GOAL:
Restate the listing that follows word for word, without its pictures.

DATASET EXTRACT:

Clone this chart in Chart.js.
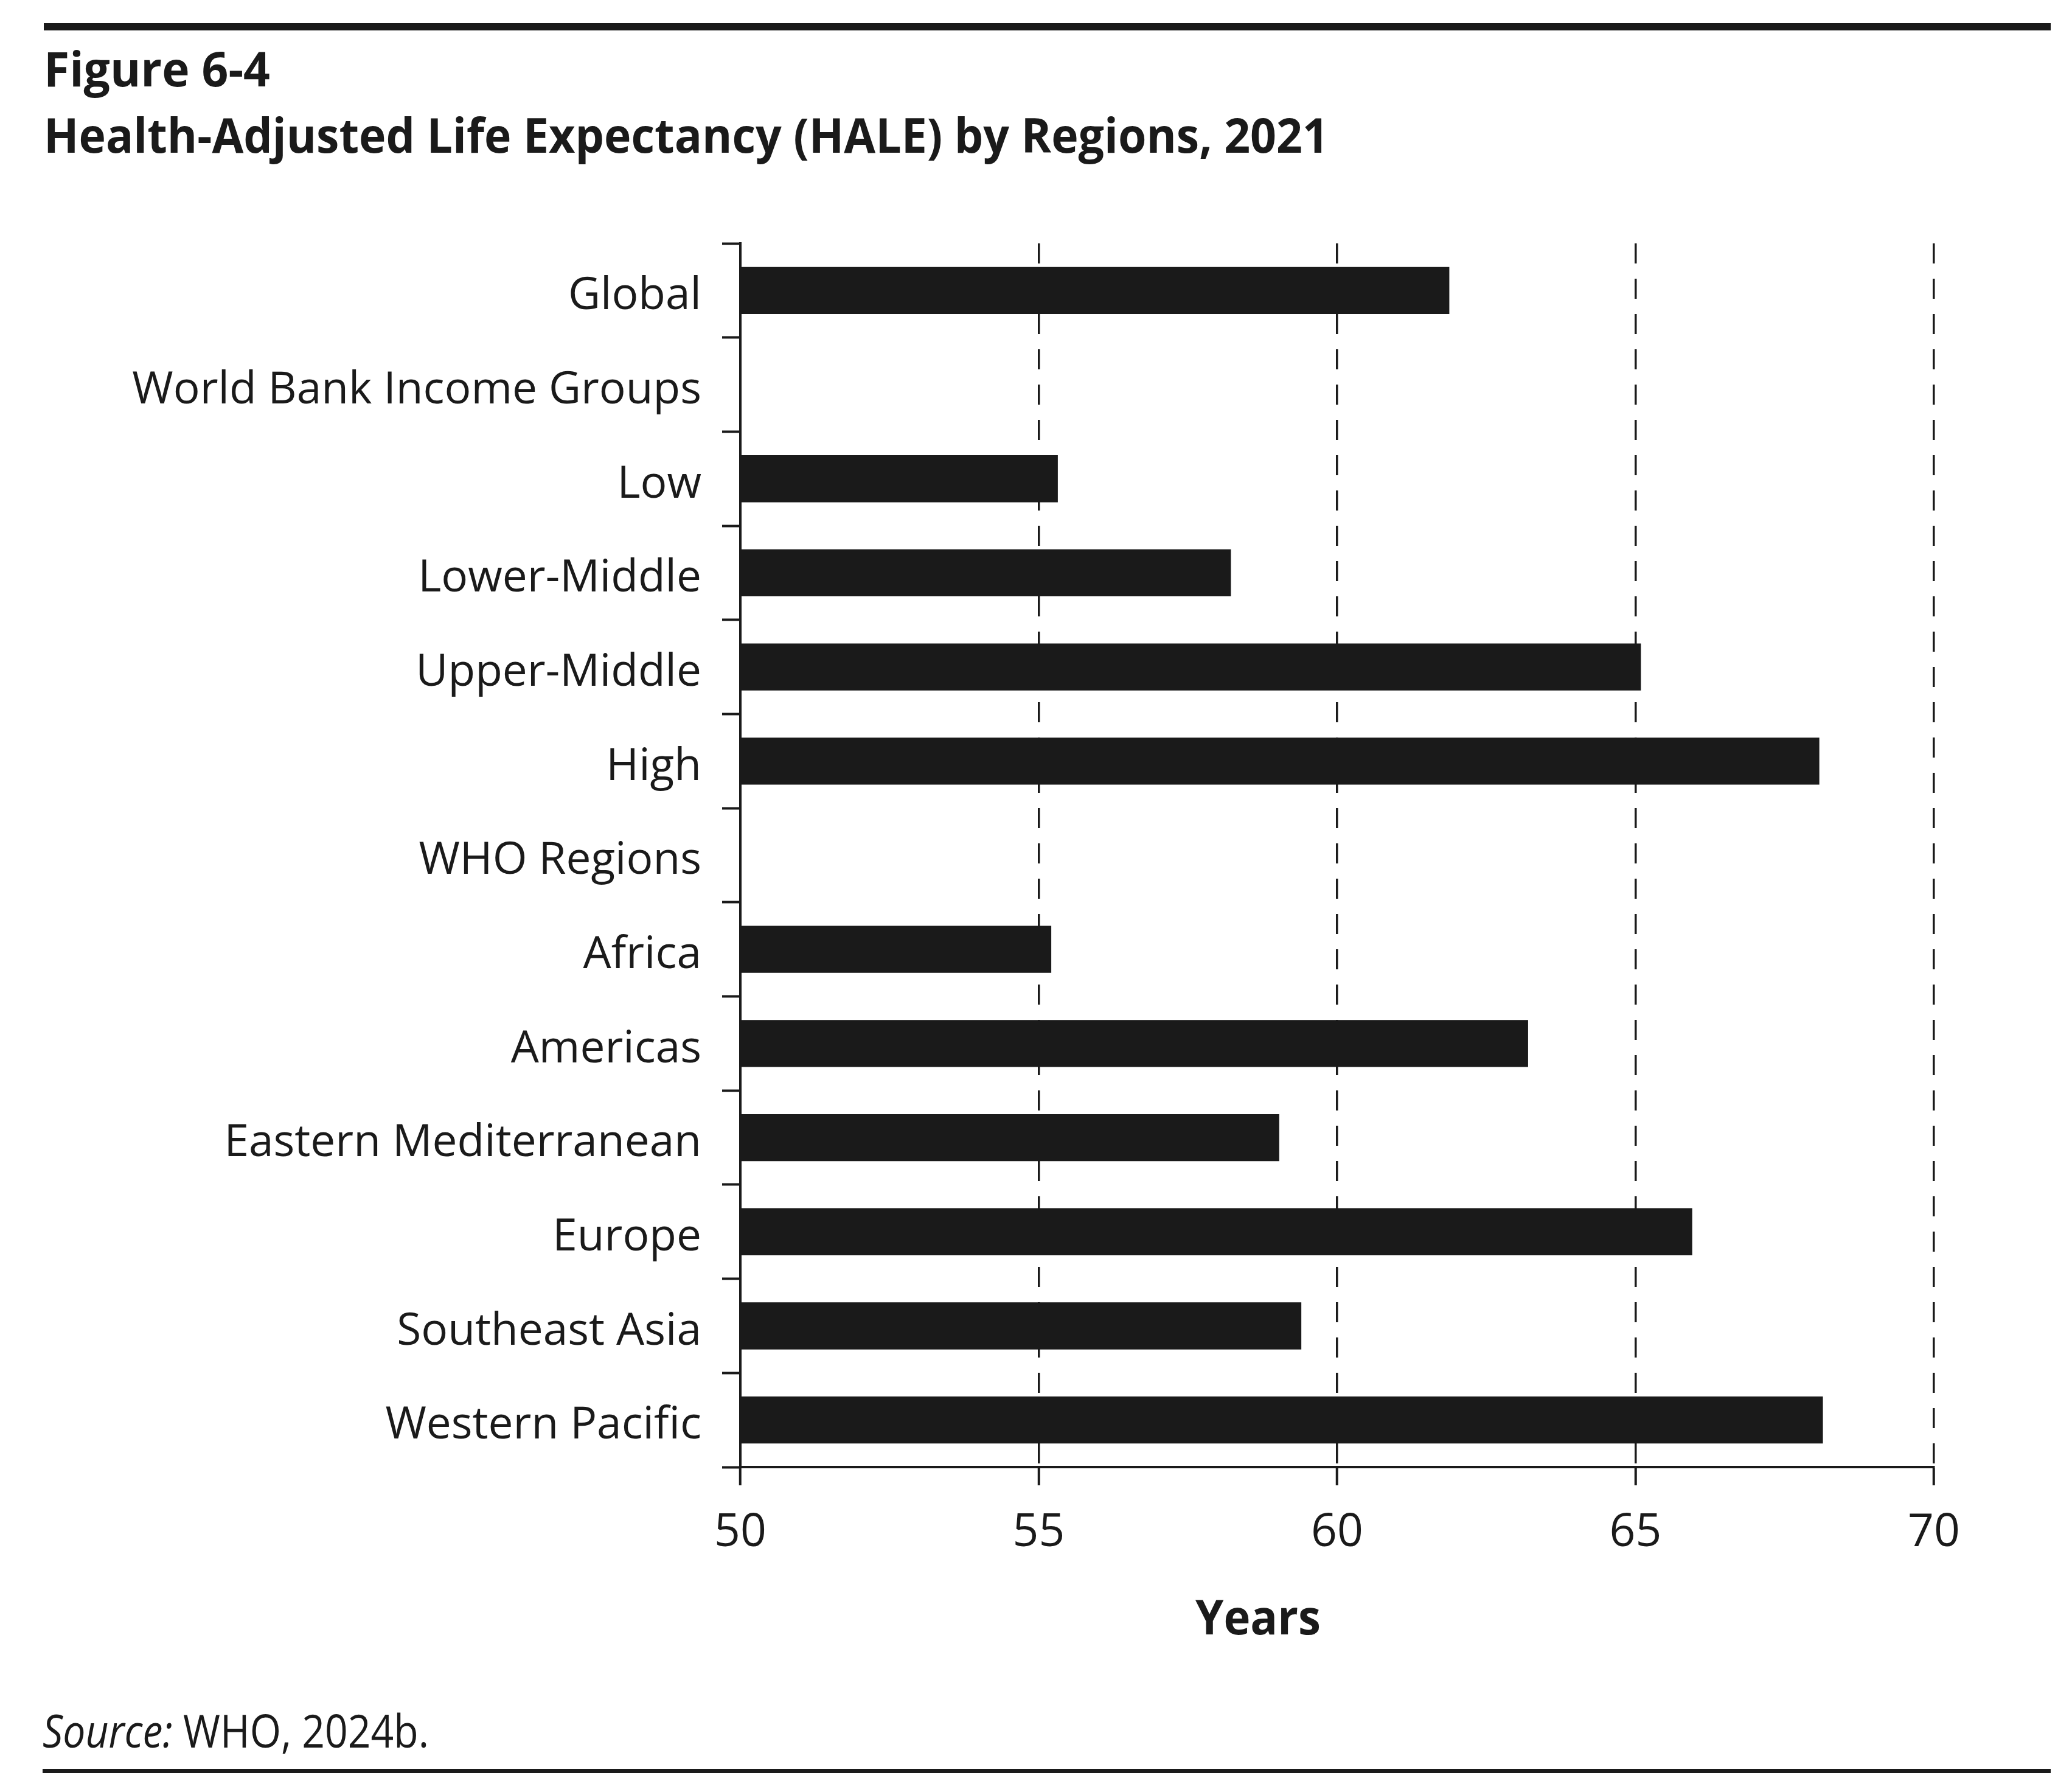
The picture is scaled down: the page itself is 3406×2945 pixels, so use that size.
<!DOCTYPE html>
<html>
<head>
<meta charset="utf-8">
<script src="https://cdn.jsdelivr.net/npm/chart.js@4.4.1/dist/chart.umd.min.js"></script>
<style>
  html, body { margin: 0; padding: 0; background: #ffffff; }
  body { width: 3406px; height: 2945px; position: relative; overflow: hidden; font-family: "Open Sans", sans-serif; color: #1a1a1a; }
  .rule { position: absolute; background: #1a1a1a; }
  .txt { position: absolute; white-space: nowrap; line-height: 1; transform-origin: left top; }
  #chartWrap { position: absolute; left: 0; top: 0; width: 3406px; height: 2945px; }
</style>
</head>
<body>
<div class="rule" style="left:72px; top:38px; width:3299px; height:12px;"></div>
<div class="txt" id="fig" data-w="372" style="left:72px; top:73px; font-size:78px; font-weight:700;">Figure 6-4</div>
<div class="txt" id="ttl" data-w="2112" style="left:72px; top:182px; font-size:78px; font-weight:700;">Health-Adjusted Life Expectancy (HALE) by Regions, 2021</div>
<div id="chartWrap"><canvas id="c" width="3406" height="2945"></canvas></div>
<div class="txt" id="years" data-w="206" data-cx="2068" style="top:2617px; font-size:78px; font-weight:700;">Years</div>
<div class="txt" id="src" data-w="635" style="left:70px; top:2806px; font-size:75px;"><i>Source:</i> WHO, 2024b.</div>
<div class="rule" style="left:70px; top:2907px; width:3301px; height:7px;"></div>
<script>
// ---- data ----
const categories = [
  "Global",
  "World Bank Income Groups",
  "Low",
  "Lower-Middle",
  "Upper-Middle",
  "High",
  "WHO Regions",
  "Africa",
  "Americas",
  "Eastern Mediterranean",
  "Europe",
  "Southeast Asia",
  "Western Pacific"
];
const haleYears = [61.88, null, 55.32, 58.22, 65.09, 68.08, null, 55.21, 63.20, 59.03, 65.95, 59.40, 68.14];
const xTickMin = 50;
const xTickMax = 70;
const xTickStep = 5;
const xAxisTitle = "Years";

// ---- layout targets (pixels) ----
const INK = "#1a1a1a";
const PLOT_LEFT = 1217, PLOT_RIGHT = 3179, PLOT_TOP = 400, PLOT_BOTTOM = 2411;
const W = 3406, H = 2945, PAD_BOTTOM = 200;

Chart.defaults.font.family = '"Open Sans", sans-serif';
Chart.defaults.color = INK;

new Chart(document.getElementById("c"), {
  type: "bar",
  data: {
    labels: categories,
    datasets: [{
      data: haleYears,
      backgroundColor: INK,
      borderWidth: 0,
      barPercentage: 1.0,
      categoryPercentage: 0.5
    }]
  },
  options: {
    indexAxis: "y",
    responsive: false,
    animation: false,
    devicePixelRatio: 1,
    layout: { padding: { left: 0, top: PLOT_TOP, right: W - PLOT_RIGHT, bottom: PAD_BOTTOM } },
    plugins: { legend: { display: false }, tooltip: { enabled: false }, title: { display: false } },
    scales: {
      x: {
        type: "linear",
        min: xTickMin,
        max: xTickMax,
        ticks: { stepSize: xTickStep, font: { size: 75 }, color: INK, padding: 34 },
        grid: {
          color: INK, lineWidth: 3.5, drawOnChartArea: true,
          tickLength: 30, tickWidth: 4, tickColor: INK, tickBorderDash: []
        },
        border: { display: true, color: INK, width: 4, dash: [33, 25], dashOffset: 0 },
        afterFit: (s) => { s.height = H - PAD_BOTTOM - PLOT_BOTTOM; }
      },
      y: {
        type: "category",
        offset: true,
        ticks: { font: { size: 73 }, color: INK, padding: 34, labelOffset: 10, autoSkip: false },
        grid: { offset: true, drawOnChartArea: false, tickLength: 30, tickWidth: 4, tickColor: INK, color: INK },
        border: { display: true, color: INK, width: 4 },
        afterFit: (s) => { s.width = PLOT_LEFT; }
      }
    }
  }
});

// fit HTML text widths to the reference
document.querySelectorAll(".txt[data-w]").forEach(el => {
  const target = parseFloat(el.dataset.w);
  const actual = el.getBoundingClientRect().width;
  const k = target / actual;
  if (el.dataset.cx) {
    el.style.left = (parseFloat(el.dataset.cx) - target / 2) + "px";
  }
  el.style.transform = "scaleX(" + k.toFixed(4) + ")";
});
</script>
</body>
</html>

PROBLEM SOLUTION:
Clone this chart in Chart.js.
The picture is scaled down: the page itself is 3406×2945 pixels, so use that size.
<!DOCTYPE html>
<html>
<head>
<meta charset="utf-8">
<script src="https://cdn.jsdelivr.net/npm/chart.js@4.4.1/dist/chart.umd.min.js"></script>
<style>
  html, body { margin: 0; padding: 0; background: #ffffff; }
  body { width: 3406px; height: 2945px; position: relative; overflow: hidden; font-family: "Open Sans", sans-serif; color: #1a1a1a; }
  .rule { position: absolute; background: #1a1a1a; }
  .txt { position: absolute; white-space: nowrap; line-height: 1; transform-origin: left top; }
  #chartWrap { position: absolute; left: 0; top: 0; width: 3406px; height: 2945px; }
</style>
</head>
<body>
<div class="rule" style="left:72px; top:38px; width:3299px; height:12px;"></div>
<div class="txt" id="fig" data-w="372" style="left:72px; top:73px; font-size:78px; font-weight:700;">Figure 6-4</div>
<div class="txt" id="ttl" data-w="2112" style="left:72px; top:182px; font-size:78px; font-weight:700;">Health-Adjusted Life Expectancy (HALE) by Regions, 2021</div>
<div id="chartWrap"><canvas id="c" width="3406" height="2945"></canvas></div>
<div class="txt" id="years" data-w="206" data-cx="2068" style="top:2617px; font-size:78px; font-weight:700;">Years</div>
<div class="txt" id="src" data-w="635" style="left:70px; top:2806px; font-size:75px;"><i>Source:</i> WHO, 2024b.</div>
<div class="rule" style="left:70px; top:2907px; width:3301px; height:7px;"></div>
<script>
// ---- data ----
const categories = [
  "Global",
  "World Bank Income Groups",
  "Low",
  "Lower-Middle",
  "Upper-Middle",
  "High",
  "WHO Regions",
  "Africa",
  "Americas",
  "Eastern Mediterranean",
  "Europe",
  "Southeast Asia",
  "Western Pacific"
];
const haleYears = [61.88, null, 55.32, 58.22, 65.09, 68.08, null, 55.21, 63.20, 59.03, 65.95, 59.40, 68.14];
const xTickMin = 50;
const xTickMax = 70;
const xTickStep = 5;
const xAxisTitle = "Years";

// ---- layout targets (pixels) ----
const INK = "#1a1a1a";
const PLOT_LEFT = 1217, PLOT_RIGHT = 3179, PLOT_TOP = 400, PLOT_BOTTOM = 2411;
const W = 3406, H = 2945, PAD_BOTTOM = 200;

Chart.defaults.font.family = '"Open Sans", sans-serif';
Chart.defaults.color = INK;

new Chart(document.getElementById("c"), {
  type: "bar",
  data: {
    labels: categories,
    datasets: [{
      data: haleYears,
      backgroundColor: INK,
      borderWidth: 0,
      barPercentage: 1.0,
      categoryPercentage: 0.5
    }]
  },
  options: {
    indexAxis: "y",
    responsive: false,
    animation: false,
    devicePixelRatio: 1,
    layout: { padding: { left: 0, top: PLOT_TOP, right: W - PLOT_RIGHT, bottom: PAD_BOTTOM } },
    plugins: { legend: { display: false }, tooltip: { enabled: false }, title: { display: false } },
    scales: {
      x: {
        type: "linear",
        min: xTickMin,
        max: xTickMax,
        ticks: { stepSize: xTickStep, font: { size: 75 }, color: INK, padding: 34 },
        grid: {
          color: INK, lineWidth: 3.5, drawOnChartArea: true,
          tickLength: 30, tickWidth: 4, tickColor: INK, tickBorderDash: []
        },
        border: { display: true, color: INK, width: 4, dash: [33, 25], dashOffset: 0 },
        afterFit: (s) => { s.height = H - PAD_BOTTOM - PLOT_BOTTOM; }
      },
      y: {
        type: "category",
        offset: true,
        ticks: { font: { size: 73 }, color: INK, padding: 34, labelOffset: 10, autoSkip: false },
        grid: { offset: true, drawOnChartArea: false, tickLength: 30, tickWidth: 4, tickColor: INK, color: INK },
        border: { display: true, color: INK, width: 4 },
        afterFit: (s) => { s.width = PLOT_LEFT; }
      }
    }
  }
});

// fit HTML text widths to the reference
document.querySelectorAll(".txt[data-w]").forEach(el => {
  const target = parseFloat(el.dataset.w);
  const actual = el.getBoundingClientRect().width;
  const k = target / actual;
  if (el.dataset.cx) {
    el.style.left = (parseFloat(el.dataset.cx) - target / 2) + "px";
  }
  el.style.transform = "scaleX(" + k.toFixed(4) + ")";
});
</script>
</body>
</html>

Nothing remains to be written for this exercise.